■ TO DO ■
Skip all pictures, then copy the lines from the start of the data through the line with "ax.text(i, v +", keeping both ends.

----

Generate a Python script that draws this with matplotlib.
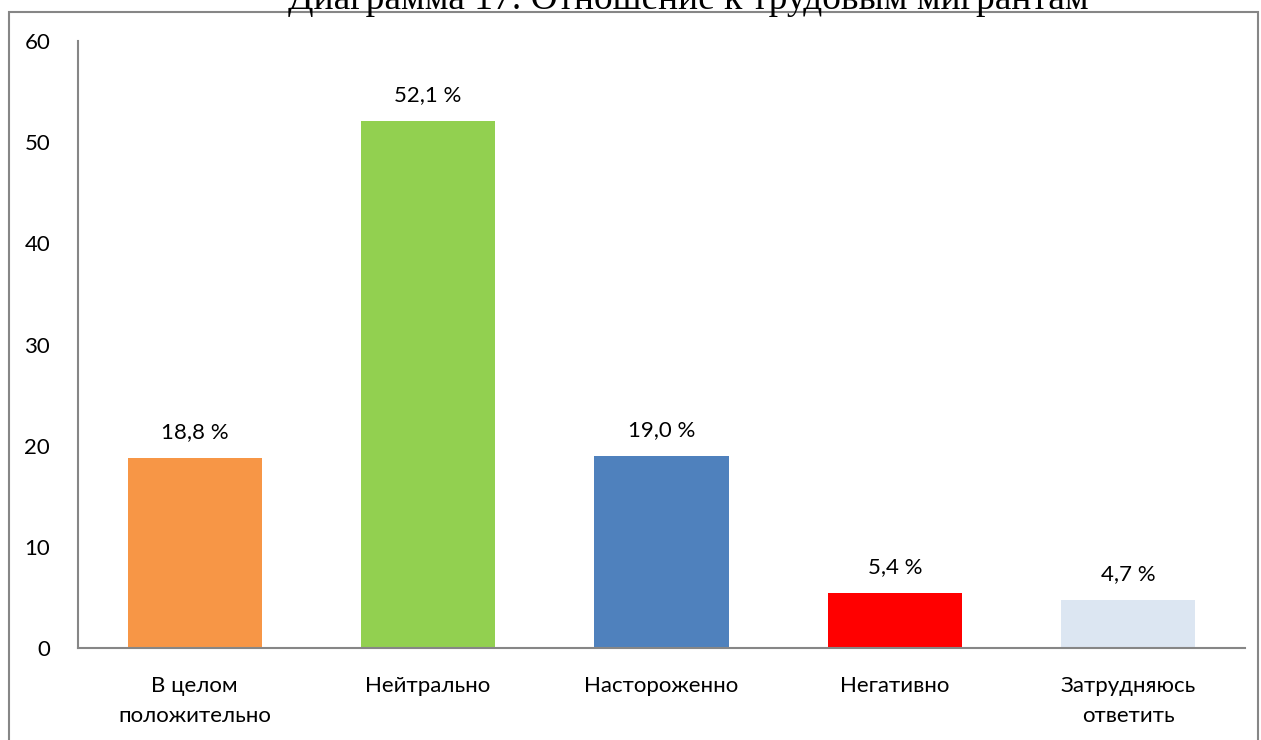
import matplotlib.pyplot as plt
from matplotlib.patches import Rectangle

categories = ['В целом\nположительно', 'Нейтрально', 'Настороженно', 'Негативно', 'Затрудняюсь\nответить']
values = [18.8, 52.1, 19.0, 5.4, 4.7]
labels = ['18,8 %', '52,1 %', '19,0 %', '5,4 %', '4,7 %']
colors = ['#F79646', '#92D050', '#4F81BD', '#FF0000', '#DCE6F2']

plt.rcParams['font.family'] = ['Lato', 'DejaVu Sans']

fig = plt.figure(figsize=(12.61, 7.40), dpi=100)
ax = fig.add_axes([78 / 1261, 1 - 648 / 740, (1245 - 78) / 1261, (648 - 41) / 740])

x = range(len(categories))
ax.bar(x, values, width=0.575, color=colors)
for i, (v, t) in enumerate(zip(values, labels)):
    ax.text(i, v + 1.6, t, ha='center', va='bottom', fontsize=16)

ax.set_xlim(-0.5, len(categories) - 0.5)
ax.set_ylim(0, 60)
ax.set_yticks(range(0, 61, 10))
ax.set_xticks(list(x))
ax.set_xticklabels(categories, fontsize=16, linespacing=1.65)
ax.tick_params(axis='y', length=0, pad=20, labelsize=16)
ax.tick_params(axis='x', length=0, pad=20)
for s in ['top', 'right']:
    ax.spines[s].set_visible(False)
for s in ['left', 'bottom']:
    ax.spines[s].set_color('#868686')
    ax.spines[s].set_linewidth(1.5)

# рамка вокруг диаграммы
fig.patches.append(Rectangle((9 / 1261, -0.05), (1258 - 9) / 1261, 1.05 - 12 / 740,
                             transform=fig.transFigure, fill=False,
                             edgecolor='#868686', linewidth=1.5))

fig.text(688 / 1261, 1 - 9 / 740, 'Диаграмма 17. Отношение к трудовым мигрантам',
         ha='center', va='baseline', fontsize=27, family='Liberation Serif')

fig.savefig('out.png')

----

■ EXERCISE ANSWER ■
Generate a Python script that draws this with matplotlib.
import matplotlib.pyplot as plt
from matplotlib.patches import Rectangle

categories = ['В целом\nположительно', 'Нейтрально', 'Настороженно', 'Негативно', 'Затрудняюсь\nответить']
values = [18.8, 52.1, 19.0, 5.4, 4.7]
labels = ['18,8 %', '52,1 %', '19,0 %', '5,4 %', '4,7 %']
colors = ['#F79646', '#92D050', '#4F81BD', '#FF0000', '#DCE6F2']

plt.rcParams['font.family'] = ['Lato', 'DejaVu Sans']

fig = plt.figure(figsize=(12.61, 7.40), dpi=100)
ax = fig.add_axes([78 / 1261, 1 - 648 / 740, (1245 - 78) / 1261, (648 - 41) / 740])

x = range(len(categories))
ax.bar(x, values, width=0.575, color=colors)
for i, (v, t) in enumerate(zip(values, labels)):
    ax.text(i, v + 1.6, t, ha='center', va='bottom', fontsize=16)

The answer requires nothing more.